A two-year collaboration between Ashland Hercules Water Technologies (AHWT) and BASF Nederland B.V. has shown that using a combination of ultrasonic microbiological control and corrosion inhibitors can dramatically reduce total cost of operations and enhance environmental performance.

BASF Nederland decided to assess cooling water treatment in 2007 at its resin production plant in Nijehaske. The 150-m³ half-open cooling water circuit there provides indirect cooling of chillers and direct process cooling.

The evaluation revealed the need for a new dosing and storage system for chemical treatment. Cost to fulfill all legal requirements for a new system of three 1,000-L. chemical storage containers, including frost protection and a heater as well as new dosing and measurement equipment, would have totaled around €25,000 ($33,225).

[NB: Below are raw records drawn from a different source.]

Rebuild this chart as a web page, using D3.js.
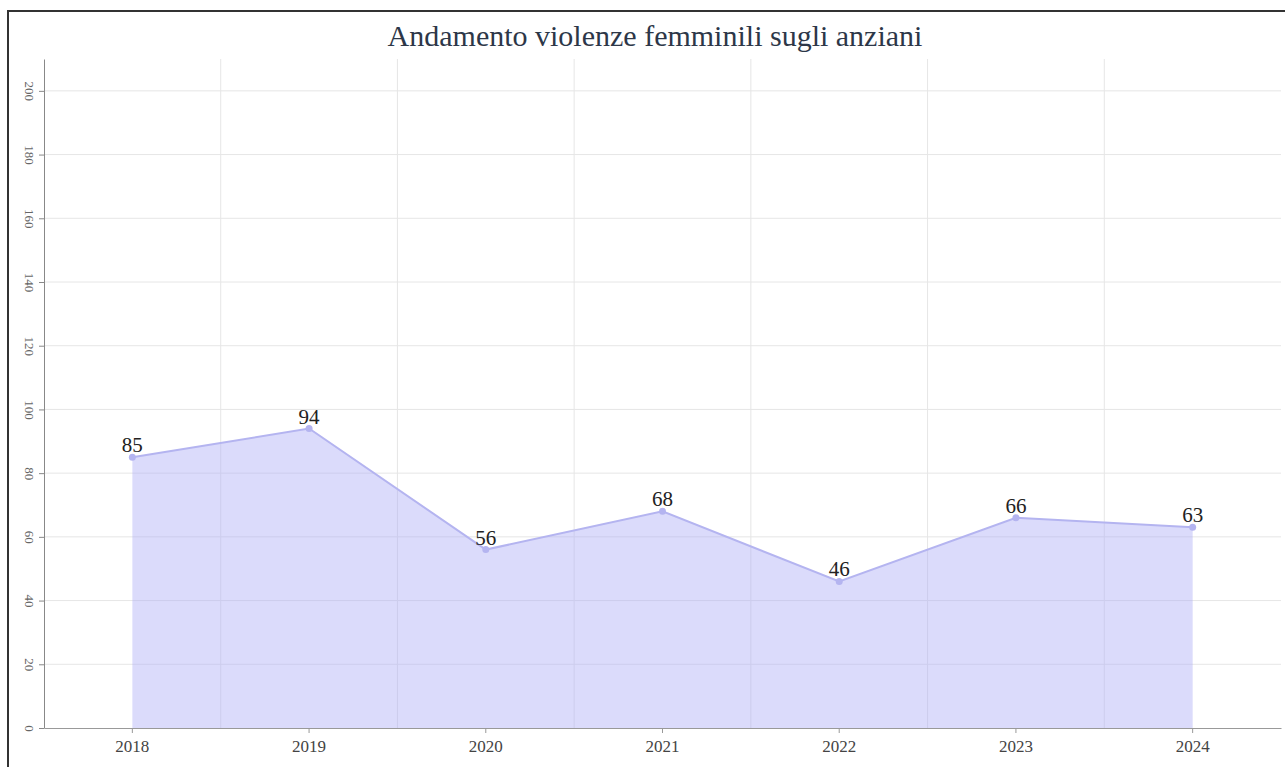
<!DOCTYPE html>
<html>
<head>
<meta charset="utf-8">
<script src="https://cdn.jsdelivr.net/npm/d3@7"></script>
<style>
  body { margin: 0; background: #fff; }
  svg { display: block; }
</style>
</head>
<body>
<div id="chart"></div>
<script>
// data
let years = ['2018', '2019', '2020', '2021', '2022', '2023', '2024']
let values = [85, 94, 56, 68, 46, 66, 63]
let yTicks = [0, 20, 40, 60, 80, 100, 120, 140, 160, 180, 200]
let chartTitle = 'Andamento violenze femminili sugli anziani'

var width = 1285
var height = 767
var margin = {top: 59, right: 4, bottom: 39, left: 44}

var data = years.map(function (y, i) {
  return {year: y, value: values[i]}
})

var svg = d3.select('#chart')
  .append('svg')
  .attr('width', width)
  .attr('height', height)

// frame around the chart
svg.append('path')
  .attr('d', 'M8,' + height + 'V11H' + width)
  .attr('fill', 'none')
  .attr('stroke', '#333')
  .attr('stroke-width', 2)

var x = d3.scaleBand()
  .domain(years)
  .range([margin.left, width - margin.right])
  .padding(0)

var y = d3.scaleLinear()
  .domain([0, 210])
  .range([height - margin.bottom, margin.top])

var cx = function (d) { return x(d.year) + x.bandwidth() / 2 }

// horizontal grid
svg.append('g')
  .selectAll('line')
  .data(yTicks.filter(function (t) { return t > 0 }))
  .enter().append('line')
  .attr('x1', margin.left)
  .attr('x2', width - margin.right)
  .attr('y1', function (t) { return y(t) })
  .attr('y2', function (t) { return y(t) })
  .attr('stroke', '#e6e6e6')

// vertical grid on band edges
svg.append('g')
  .selectAll('line')
  .data(years.slice(1))
  .enter().append('line')
  .attr('x1', function (d) { return x(d) })
  .attr('x2', function (d) { return x(d) })
  .attr('y1', margin.top)
  .attr('y2', height - margin.bottom)
  .attr('stroke', '#e6e6e6')

// area + line
var area = d3.area()
  .x(cx)
  .y0(y(0))
  .y1(function (d) { return y(d.value) })

var line = d3.line()
  .x(cx)
  .y(function (d) { return y(d.value) })

svg.append('path')
  .datum(data)
  .attr('d', area)
  .attr('fill', 'rgba(172, 172, 245, 0.44)')

svg.append('path')
  .datum(data)
  .attr('d', line)
  .attr('fill', 'none')
  .attr('stroke', '#b4b4f0')
  .attr('stroke-width', 2)

svg.selectAll('circle.pt')
  .data(data)
  .enter().append('circle')
  .attr('class', 'pt')
  .attr('cx', cx)
  .attr('cy', function (d) { return y(d.value) })
  .attr('r', 3.5)
  .attr('fill', '#b4b4f0')

// value labels
svg.selectAll('text.val')
  .data(data)
  .enter().append('text')
  .attr('class', 'val')
  .attr('x', cx)
  .attr('y', function (d) { return y(d.value) - 5 })
  .attr('text-anchor', 'middle')
  .attr('font-family', 'Liberation Serif, serif')
  .attr('font-size', 21)
  .attr('fill', '#222')
  .text(function (d) { return d.value })

// y axis
var yAxis = svg.append('g')
  .attr('transform', 'translate(' + margin.left + ',0)')
  .call(d3.axisLeft(y).tickValues(yTicks).tickSize(5).tickSizeOuter(0))

yAxis.select('.domain').attr('stroke', '#888')
yAxis.selectAll('.tick line').attr('stroke', '#888')
yAxis.selectAll('.tick text')
  .attr('x', 0)
  .attr('dy', '0.35em')
  .attr('text-anchor', 'middle')
  .attr('transform', 'translate(-14,0) rotate(90)')
  .attr('font-family', 'Liberation Serif, serif')
  .attr('font-size', 13)
  .attr('fill', '#666')

// x axis
var xAxis = svg.append('g')
  .attr('transform', 'translate(0,' + y(0) + ')')
  .call(d3.axisBottom(x).tickSize(5).tickSizeOuter(0))

xAxis.select('.domain').attr('stroke', '#999')
xAxis.selectAll('.tick line').attr('stroke', '#999')
xAxis.selectAll('.tick text')
  .attr('y', 12)
  .attr('font-family', 'Liberation Serif, serif')
  .attr('font-size', 17)
  .attr('fill', '#444')

// title
svg.append('text')
  .attr('x', 655)
  .attr('y', 46)
  .attr('text-anchor', 'middle')
  .attr('font-family', 'Liberation Serif, serif')
  .attr('font-size', 30)
  .attr('fill', '#2d3748')
  .text(chartTitle)
</script>
</body>
</html>
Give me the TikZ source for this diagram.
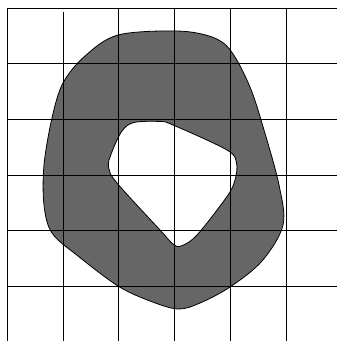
\documentclass[tikz,border=0pt]{standalone}
\definecolor{shapegray}{RGB}{102,102,102}
\tikzset{
  gridline/.style={black, line width=1pt},
  outline/.style={black, line width=0.8pt},
}
\begin{document}
\begin{tikzpicture}[x=1pt,y=-1pt]
\useasboundingbox (0,0) rectangle (337,341);
\def\outer{plot[smooth cycle, tension=0.55] coordinates {
 (118,35) (177,31) (212,37) (231,51) (250,87) (264,130) (279,185)
 (283,225) (262,261) (230,287) (200,303) (178,309) (150,301) (118,286)
 (78,256) (52,233) (44,205) (44,165) (52,118) (63,83) (85,56)}}
\def\inner{plot[smooth cycle, tension=0.55] coordinates {
 (122,131) (134,122.5) (160,121.5) (173,125) (227,150) (236.5,163) (235,180)
 (227,196.5) (197,235) (181,246) (173,244) (160,230) (117,183) (108.5,167)
 (111.5,153)}}
\fill[shapegray, even odd rule] \outer \inner;
\draw[outline] \outer;
\draw[outline] \inner;
\foreach \y [count=\i] in {8,63.5,119.3,175,230.8,286.6}
  \draw[gridline] (7.3,\y) coordinate (h\i) -- (337,\y);
\draw[gridline] (7.3,8) coordinate (v1) -- (7.3,341);
\draw[gridline] (63.1,11.5) coordinate (v2) -- (63.1,341);
\foreach \x [count=\i from 3] in {118.9,174.7,230.5,286.3}
  \draw[gridline] (\x,8) coordinate (v\i) -- (\x,341);
\end{tikzpicture}
\end{document}
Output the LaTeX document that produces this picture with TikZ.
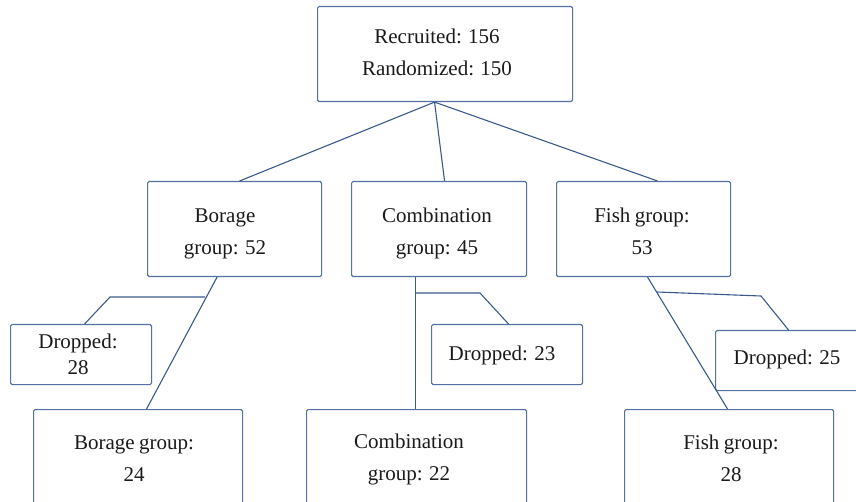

Realizing that the European Union's Integrated Pollution Prevention and Control (IPPC) directive soon would be adopted (codified January 15, 2008), the company wanted the best available technology (BAT).

Key Considerations
BASF used nine criteria to review available water-treatment programs.
  1. emission to surface water;
  2. prevention of substances' leaks from the production process;
  3. energy consumption;
  4. potential leakage of cooling water additives;
  5. storage of the additives;
  6. application of alternative (non-chemical) cooling-water treatment;
  7. selection of cooling water additives;
  8. optimization of additives' application; and
  9. reduction of water consumption
The overriding objective was to evaluate a program's environmental performance and its potential to improve the plant's environmental footprint.

BASF followed the guidelines in the IPPC document for reduction of emissions of chemical substances to water. In line with the BAT approach, the company decided to reduce emissions to the aquatic environment by:
  • replacing the present chemical storage and dosing installation;
  • upgrading the dosing and control equipment for cooling water treatment;
  • switching microbiological treatment of cooling water from bleach dosage to an ultrasonic system; and
  • changing the present corrosion inhibitor to an environmentally friendly one that doesn't need sulfuric acid for pH adjustment.

BASF, of course, also considered cost in evaluating an effective water-treatment program.




The company determined that Ashland's Sonoxide ultrasonic water-treatment system was an essential part of an optimal overall program. "We looked into the best available treatment technology for our cooling water system and the benefits of Ashland's program are clear and simple — it just works," says Eduard de Baat, senior process engineer, BASF.

Engineers from BASF and AHWT worked together to replace the dosing and storage systems for cooling water chemicals and install a Sonoxide B25 system together with an Ashland Onguard E controller in combination with a corrosion rack.